The core point of a dot grid journal is to provide "invisible structure." The printed dots guide your pen to draw perfectly straight lines, symmetrical boxes, and neat habit trackers. However, once your ink is on the page, the light gray dots visually fade into the background. It offers the strict neatness of a grid notebook combined with the aesthetic, open freedom of a blank page.

2. How do you write perfectly straight on dotted paper without lines?

It is actually much easier than writing on completely blank paper! Simply use a horizontal row of dots as your invisible baseline. Rest the bottom curve of your letters directly on the imaginary line connecting the dots. For highly consistent handwriting, try to keep the height of your lowercase letters (like 'a' or 'e') exactly half the vertical distance between two dots.

3. Can you use a dot grid notebook for standard university or school notes?

Absolutely. While they are famous in the Bullet Journaling community, dot grids are fantastic for high school and university students. The dots allow you to write standard text paragraphs easily, but they also make it incredibly simple to quickly draw perfectly proportioned graphs, geometry diagrams, and structural flowcharts during a fast-paced lecture without needing separate graph paper.

4. What specific pens are best to use in a dot grid journal?

Because the standard distance between dots is exactly 5mm, writing with bold pens can get cramped very quickly. You should use a fine-liner or a precision Japanese gel pen between 0.38mm and 0.5mm (like the Zebra Sarasa, Pilot Juice, or Pentel EnerGel). For drawing borders and filling in boxes, pastel highlighters (like Zebra Mildliners) are highly preferred over black ink for a softer, more forgiving aesthetic.

5. Is a dot grid journal fundamentally better than a lined notebook?

It depends entirely on your end goal. If your primary objective is to only write long, continuous paragraphs (like a traditional dear-diary entry or writing a novel draft), a lined notebook is faster and requires less focus. However, if you want to create to-do lists, daily planners, mood trackers, draw charts, and add decorative washi tape, a dot grid journal is vastly superior because it doesn't force your designs into strict horizontal rows.

6. Do I really need to use a ruler for a dot grid journal?

You don't absolutely *need* one, but it is highly recommended if you love the crisp, minimalist aesthetic. The dots make it very easy to draw a reasonably straight line freehand (by simply connecting the dots with your pen), but using a small 15cm metal or acrylic ruler against the dots will give you perfect, flawlessly sharp boxes for your weekly layouts that look professionally printed.

7. How do I fix a mistake in my dot grid journal without ruining the whole page?

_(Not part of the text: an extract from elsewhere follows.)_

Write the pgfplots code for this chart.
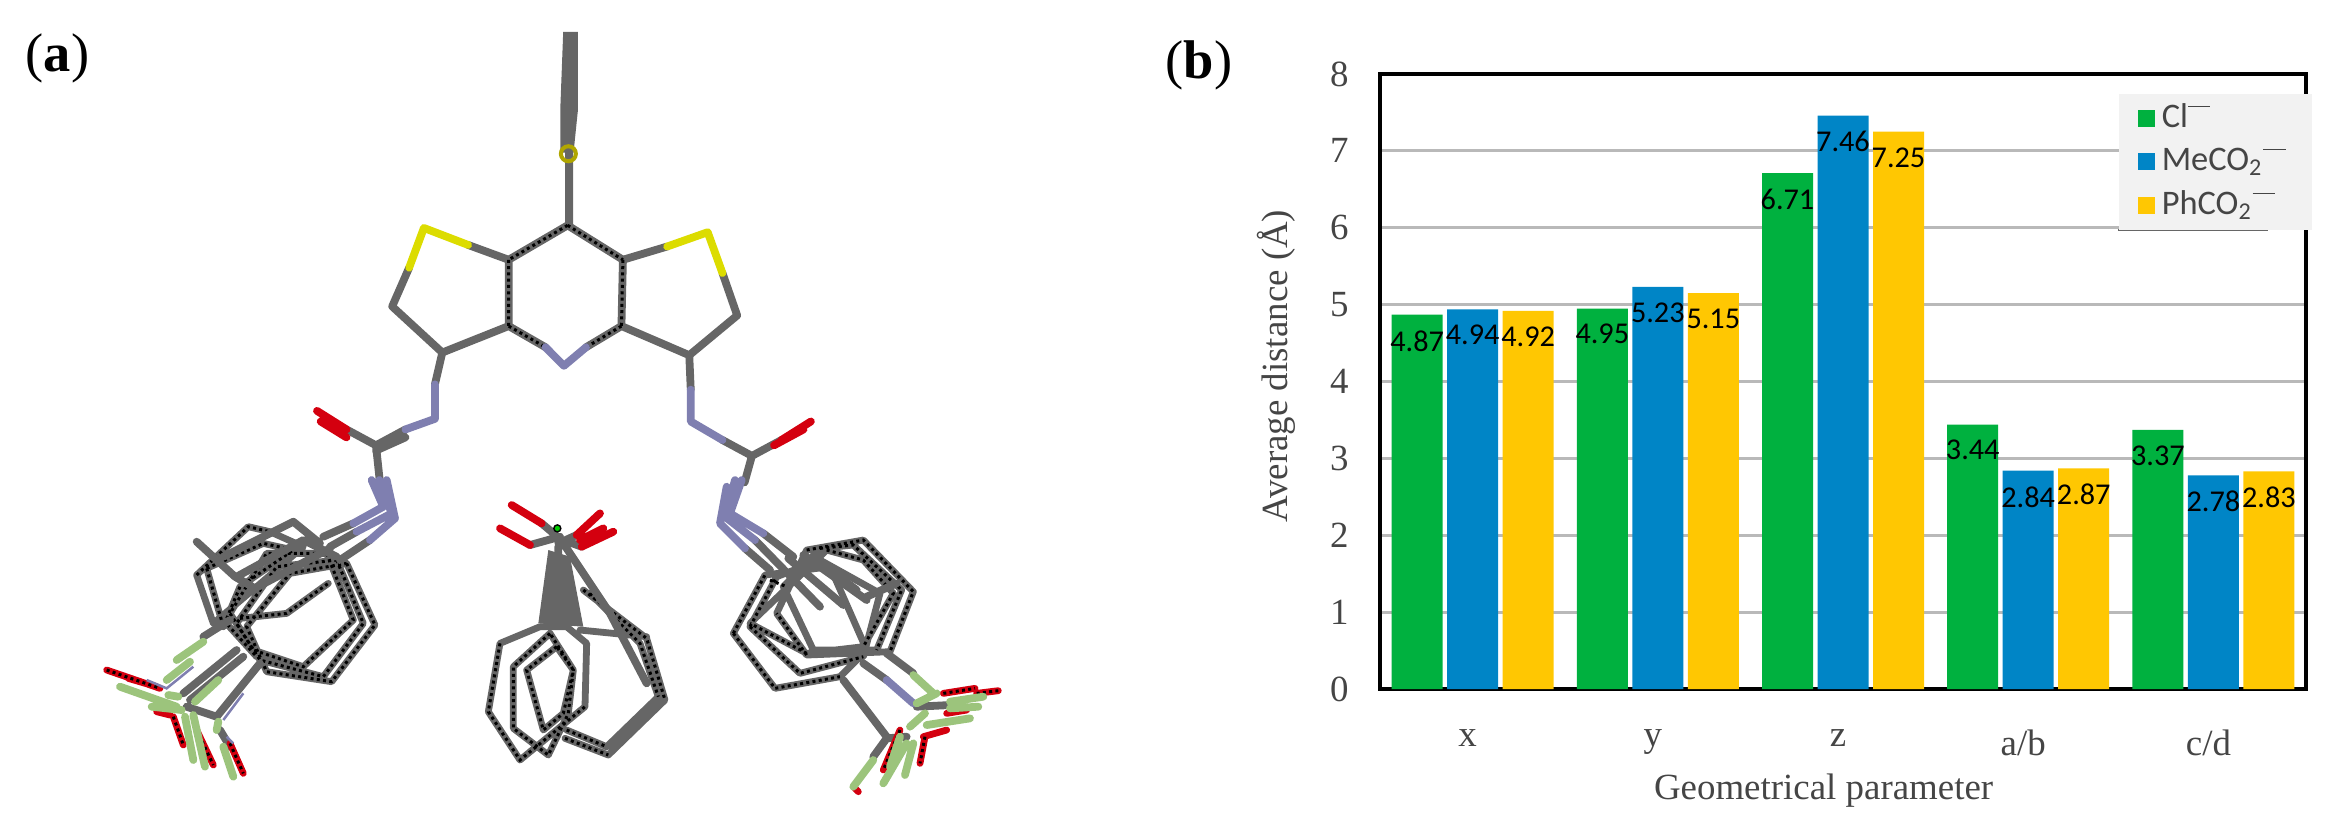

Mistakes happen to everyone! First rule: Do not use messy liquid white-out, as it severely ruins the texture of the paper, takes forever to dry, and permanently covers the guiding dots. The best planner hack is to use a high-quality, dry correction tape. Or, even better, embrace the mistake and cover it completely by taping a beautiful piece of aesthetic memo pad paper or a strip of wide floral washi tape directly over it!